-- INSTRUCTIONS FOR THE TASK --
Your task is to reproduce, verbatim and without pictures, the lines from the opening of the listing through the line containing "const mainYTicks = [-0.5, 0, 0.5, 1.0, 1.5, 2.0, 2.5, 3.0];".

-- DATASET EXCERPT --
START

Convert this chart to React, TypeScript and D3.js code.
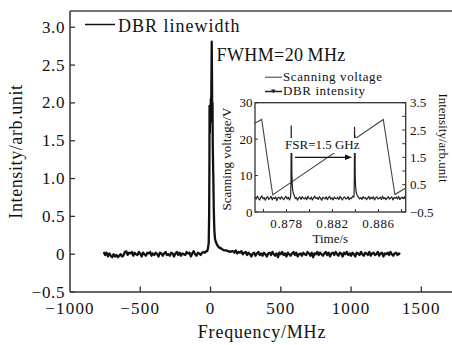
import React from "react";
import * as d3 from "d3";

// ---------- main spectrum data ----------
const mainXTicks = [-1000, -500, 0, 500, 1000, 1500];
const mainYTicks = [-0.5, 0, 0.5, 1.0, 1.5, 2.0, 2.5, 3.0];

const leftStartFreq = -760;
const freqStep = 10;
const leftNoise = [
  0.03, -0.01, 0.02, -0.03, 0.01, -0.02, -0.04, 0.0, -0.03, -0.01,
  -0.04, -0.02, 0.0, -0.03, -0.02, 0.03, 0.04, -0.01, 0.02, 0.01,
  0.03, -0.02, 0.02, 0.0, -0.01, 0.03, 0.01, -0.03, 0.02, 0.0,
  -0.02, 0.02, 0.01, 0.03, -0.02, 0.01, -0.01, 0.02, 0.0, -0.03,
  0.02, 0.01, -0.02, 0.01, 0.03, -0.01, 0.0, -0.02, 0.02, 0.01,
  -0.03, 0.01, 0.03, -0.01, 0.02, -0.02, 0.01, 0.0, -0.01, 0.03,
  0.01, 0.02, -0.03, 0.01, 0.04, 0.0, -0.02, 0.02, 0.01, -0.01,
  0.02, 0.03, 0.02, 0.04,
];

const peakFreq = [-24, -18, -13, -10, -8, -7, -5, -3, 0, 2, 4, 6, 8.5, 10.5, 12, 14, 16, 18, 20, 23, 27, 32, 38, 45, 51, 60, 70, 80, 95, 110, 125, 140, 150];
const peakVal = [0.04, 0.08, 0.15, 0.5, 1.2, 1.96, 1.6, 1.85, 1.75, 2.05, 1.85, 2.2, 2.81, 2.31, 1.8, 2.0, 1.42, 1.2, 1.0, 0.6, 0.32, 0.2, 0.16, 0.13, 0.11, 0.09, 0.08, 0.07, 0.05, 0.05, 0.04, 0.03, 0.04];

const rightStartFreq = 160;
const rightNoise = [
  0.04, 0.02, 0.05, 0.01, 0.03, 0.02, 0.04, 0.0, 0.02, 0.03,
  -0.01, 0.02, 0.0, -0.03, 0.01, 0.02, -0.02, 0.01, 0.03, -0.01,
  0.01, -0.02, 0.02, 0.0, -0.03, 0.01, 0.02, -0.01, 0.03, 0.0,
  -0.02, 0.01, -0.04, 0.02, 0.0, 0.03, -0.01, 0.01, -0.03, 0.02,
  0.0, -0.02, 0.01, 0.03, -0.01, 0.02, -0.03, 0.0, 0.01, -0.02,
  0.02, 0.0, -0.01, 0.03, 0.01, -0.02, 0.02, -0.04, 0.01, 0.0,
  0.03, -0.01, 0.02, 0.0, -0.02, 0.01, 0.03, -0.01, 0.02, -0.03,
  0.01, 0.02, -0.01, 0.03, 0.0, -0.02, 0.02, 0.01, -0.03, 0.02,
  0.0, 0.03, -0.01, 0.01, -0.02, 0.02, 0.0, -0.03, 0.02, 0.01,
  -0.01, 0.03, 0.0, -0.02, 0.02, 0.01, -0.01, 0.03, -0.02, 0.01,
  0.02, -0.01, 0.0, 0.03, -0.02, 0.01, 0.02, -0.03, 0.01, 0.0,
  0.02, -0.01, 0.03, 0.0, -0.02, 0.01, 0.02, -0.01, 0.01, 0.0,
];

// ---------- inset data ----------
const insetTimeTicks = [0.876, 0.878, 0.88, 0.882, 0.884, 0.886, 0.888];
const insetTimeLabels = [0.878, 0.882, 0.886];
const insetVoltTicks = [0, 10, 20, 30];
const insetIntTicks = [-0.5, 0, 0.5, 1.0, 1.5, 2.0, 2.5, 3.0, 3.5];
const insetIntLabels = [-0.5, 0.5, 1.5, 2.5, 3.5];

const voltTime = [0.87526, 0.87584, 0.8768, 0.88642, 0.88743, 0.88837];
const voltVal = [24.4, 25.4, 4.7, 25.4, 4.8, 6.6];

const insetStartTime = 0.87526;
const insetStep = 0.0001;
const insetNoise = [
  0.05, -0.03, 0.08, 0.0, -0.06, 0.04, 0.09, -0.02, 0.03, -0.07, 0.02, 0.06,
  -0.04, 0.01, 0.07, -0.05, 0.03, -0.01, 0.05, -0.08, 0.02, 0.04, -0.03, 0.06,
  0.0, -0.05, 0.03, 0.07, -0.02, 0.04, -0.06, 0.01, 0.05, -0.03, 0.08, -0.01,
  0.03, -0.07, 0.02, 0.05, -0.04, 0.06, 0.0, -0.02, 0.04, -0.05, 0.07, 0.01,
  -0.03, 0.05, -0.06, 0.02, 0.08, -0.01, 0.03, -0.04, 0.06, 0.0, -0.07, 0.04,
  0.01, -0.02, 0.06, -0.05, 0.03, 0.07, -0.03, 0.02, -0.06, 0.05, 0.0, -0.01,
  0.04, -0.04, 0.07, 0.01, -0.06, 0.03, 0.05, -0.02, 0.0, 0.06, -0.05, 0.02,
  -0.01, 0.08, -0.03, 0.04, -0.07, 0.02, 0.05, -0.02, 0.03, -0.04, 0.06, 0.0,
  0.03, -0.05, 0.01, 0.07, -0.03, 0.04, -0.01, 0.06, -0.06, 0.02, 0.05, -0.02,
  0.0, 0.04, -0.04, 0.08, -0.02, 0.03, -0.05, 0.01, 0.06, -0.03, 0.02, 0.05,
  -0.06, 0.03, 0.0, 0.05, -0.02, 0.07, -0.04, 0.02, 0.04, -0.01, 0.06, 0.01,
];
const peak1Time = [0.87836, 0.87839, 0.87841, 0.87843, 0.87845, 0.87847, 0.8785, 0.87854, 0.8786, 0.87868];
const peak1Val = [0.05, 0.6, 2.65, 1.2, 2.2, 0.9, 0.5, 0.3, 0.18, 0.1];
const peak2Time = [0.88387, 0.8839, 0.88392, 0.88394, 0.88396, 0.88398, 0.88401, 0.88405, 0.88411, 0.88419];
const peak2Val = [0.05, 0.7, 2.6, 1.4, 2.3, 0.8, 0.45, 0.25, 0.15, 0.08];

const FONT = "'Liberation Serif', 'DejaVu Serif', serif";

export default function App() {
  // main scales
  const x = d3.scaleLinear().domain([-1000, 1800]).range([70, 463.5]);
  const y = d3.scaleLinear().domain([-0.5, 3.215]).range([292, 11]);

  const mainPts: [number, number][] = [];
  leftNoise.forEach((v, i) => mainPts.push([leftStartFreq + i * freqStep, v]));
  peakFreq.forEach((f, i) => mainPts.push([f, peakVal[i]]));
  rightNoise.forEach((v, i) => mainPts.push([rightStartFreq + i * freqStep, v]));
  const mainLine = d3.line<[number, number]>().x((d) => x(d[0])).y((d) => y(d[1]));

  // inset scales
  const ix = d3.scaleLinear().domain([0.87526, 0.88837]).range([255, 405.7]);
  const iyV = d3.scaleLinear().domain([0, 30]).range([212, 102.7]);
  const iyI = d3.scaleLinear().domain([-0.5, 3.5]).range([212, 102.7]);

  const voltPts: [number, number][] = voltTime.map((t, i) => [t, voltVal[i]]);
  const voltLine = d3.line<[number, number]>().x((d) => ix(d[0])).y((d) => iyV(d[1]));

  let intPts: [number, number][] = [];
  insetNoise.forEach((v, i) => {
    const t = insetStartTime + i * insetStep;
    const inP1 = t > peak1Time[0] - 0.00002 && t < peak1Time[peak1Time.length - 1] + 0.00002;
    const inP2 = t > peak2Time[0] - 0.00002 && t < peak2Time[peak2Time.length - 1] + 0.00002;
    if (!inP1 && !inP2) intPts.push([t, v]);
  });
  peak1Time.forEach((t, i) => intPts.push([t, peak1Val[i]]));
  peak2Time.forEach((t, i) => intPts.push([t, peak2Val[i]]));
  intPts = intPts.sort((a, b) => a[0] - b[0]);
  const intLine = d3.line<[number, number]>().x((d) => ix(d[0])).y((d) => iyI(d[1]));

  const fmtMainY = (d: number) => (d === 0 ? "0" : d < 0 ? "\u2212" + Math.abs(d).toFixed(1) : d.toFixed(1));
  const fmtMainX = (d: number) => (d < 0 ? "\u2212" + Math.abs(d) : String(d));
  const fmtIntY = (d: number) => (d < 0 ? "\u2212" + Math.abs(d).toFixed(1) : d.toFixed(1));

  const axisColor = "#333";
  const ix0 = 255, ix1 = 405.7, iy0 = 102.7, iy1 = 212;

  return (
    <svg width={452} height={345} style={{ position: "absolute", left: 0, top: 0, background: "#fff" }} fontFamily={FONT}>
      <defs>
        <clipPath id="mainClip">
          <rect x={70} y={11} width={382} height={281} />
        </clipPath>
        <clipPath id="insetClip">
          <rect x={ix0} y={iy0} width={ix1 - ix0} height={iy1 - iy0} />
        </clipPath>
      </defs>
      <rect x={0} y={0} width={452} height={345} fill="#fff" />

      {/* main frame */}
      <line x1={70} y1={11} x2={452} y2={11} stroke="#444" strokeWidth={1.4} />
      <line x1={70} y1={11} x2={70} y2={292} stroke={axisColor} strokeWidth={1.5} />
      <line x1={70} y1={292} x2={452} y2={292} stroke={axisColor} strokeWidth={1.5} />

      {mainYTicks.map((d) => (
        <g key={"my" + d}>
          <line x1={70} x2={75} y1={y(d)} y2={y(d)} stroke={axisColor} strokeWidth={1.3} />
          <text x={65} y={y(d) + 5.5} fontSize={17} textAnchor="end" fill="#111" letterSpacing={0.6}>
            {fmtMainY(d)}
          </text>
        </g>
      ))}
      {mainXTicks.map((d) => (
        <g key={"mx" + d}>
          {d > -1000 && <line x1={x(d)} x2={x(d)} y1={292} y2={286.5} stroke={axisColor} strokeWidth={1.3} />}
          <text x={x(d)} y={314} fontSize={17} textAnchor="middle" fill="#111" letterSpacing={1.2}>
            {fmtMainX(d)}
          </text>
        </g>
      ))}

      <text x={262} y={338} fontSize={18} textAnchor="middle" fill="#111" letterSpacing={0.8}>
        Frequency/MHz
      </text>
      <text transform="translate(22,151.5) rotate(-90)" fontSize={18} textAnchor="middle" fill="#111" letterSpacing={0.6}>
        Intensity/arb.unit
      </text>

      {/* main data */}
      <path d={mainLine(mainPts) || ""} fill="none" stroke="#111" strokeWidth={2.3} strokeLinejoin="round" clipPath="url(#mainClip)" />

      {/* main legend */}
      <line x1={85} x2={115} y1={24.5} y2={24.5} stroke="#111" strokeWidth={1.5} />
      <text x={118} y={32} fontSize={18} fill="#111" letterSpacing={1}>
        DBR linewidth
      </text>
      <text x={216.5} y={61} fontSize={18} fill="#111" letterSpacing={0.4}>
        FWHM=20{"\u2009"}MHz
      </text>

      {/* inset */}
      <rect x={ix0} y={iy0} width={ix1 - ix0} height={iy1 - iy0} fill="#fff" />
      <g clipPath="url(#insetClip)">
        <path d={voltLine(voltPts) || ""} fill="none" stroke="#444" strokeWidth={1.1} />
        <path d={intLine(intPts) || ""} fill="none" stroke="#222" strokeWidth={1.2} strokeLinejoin="round" />
      </g>
      {/* FSR label box and arrow */}
      <rect x={284} y={138} width={79} height={15} fill="#fff" />
      <text x={285} y={149} fontSize={13} fill="#111">
        FSR=1.5 GHz
      </text>
      <line x1={295} x2={346} y1={157.3} y2={157.3} stroke="#111" strokeWidth={1.2} />
      <path d="M 352 157.3 L 345 154.6 L 345 160 Z" fill="#111" />

      <rect x={ix0} y={iy0} width={ix1 - ix0} height={iy1 - iy0} fill="none" stroke={axisColor} strokeWidth={1.3} />
      {insetVoltTicks.map((d) => (
        <g key={"iv" + d}>
          <line x1={ix0} x2={ix0 + 3} y1={iyV(d)} y2={iyV(d)} stroke={axisColor} strokeWidth={1} />
          <text x={252.5} y={iyV(d) + 4.5} fontSize={13} textAnchor="end" fill="#111">
            {d}
          </text>
        </g>
      ))}
      {insetIntTicks.map((d) => (
        <line key={"ii" + d} x1={ix1} x2={ix1 - 3.5} y1={iyI(d)} y2={iyI(d)} stroke={axisColor} strokeWidth={1} />
      ))}
      {insetIntLabels.map((d) => (
        <text key={"iil" + d} x={410} y={iyI(d) + 4.5} fontSize={13} fill="#111">
          {fmtIntY(d)}
        </text>
      ))}
      {insetTimeTicks.map((d) => (
        <line key={"it" + d} x1={ix(d)} x2={ix(d)} y1={iy1} y2={iy1 - 3} stroke={axisColor} strokeWidth={1} />
      ))}
      {insetTimeLabels.map((d) => (
        <text key={"itl" + d} x={ix(d)} y={228} fontSize={13} textAnchor="middle" fill="#111" letterSpacing={0.6}>
          {d.toFixed(3)}
        </text>
      ))}
      <text x={330.3} y={243} fontSize={13} textAnchor="middle" fill="#111">
        Time/s
      </text>
      <text transform="translate(231,159) rotate(-90)" fontSize={13} textAnchor="middle" fill="#111">
        Scanning voltage/V
      </text>
      <text transform="translate(438.5,138) rotate(90)" fontSize={13} textAnchor="middle" fill="#111">
        Intensity/arb.unit
      </text>

      {/* inset legend */}
      <line x1={265} x2={282} y1={77.3} y2={77.3} stroke="#777" strokeWidth={1.5} />
      <text x={283} y={81} fontSize={13} fill="#111" letterSpacing={0.6}>
        Scanning voltage
      </text>
      <line x1={265} x2={282} y1={91.5} y2={91.5} stroke="#222" strokeWidth={1.5} />
      <path d="M 271 89.5 L 275.5 89.5 L 273.25 93.5 Z" fill="#222" />
      <text x={283} y={95} fontSize={13} fill="#111" letterSpacing={0.6}>
        DBR intensity
      </text>
    </svg>
  );
}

END

-- EXERCISE ANSWER --
Convert this chart to React, TypeScript and D3.js code.
import React from "react";
import * as d3 from "d3";

// ---------- main spectrum data ----------
const mainXTicks = [-1000, -500, 0, 500, 1000, 1500];
const mainYTicks = [-0.5, 0, 0.5, 1.0, 1.5, 2.0, 2.5, 3.0];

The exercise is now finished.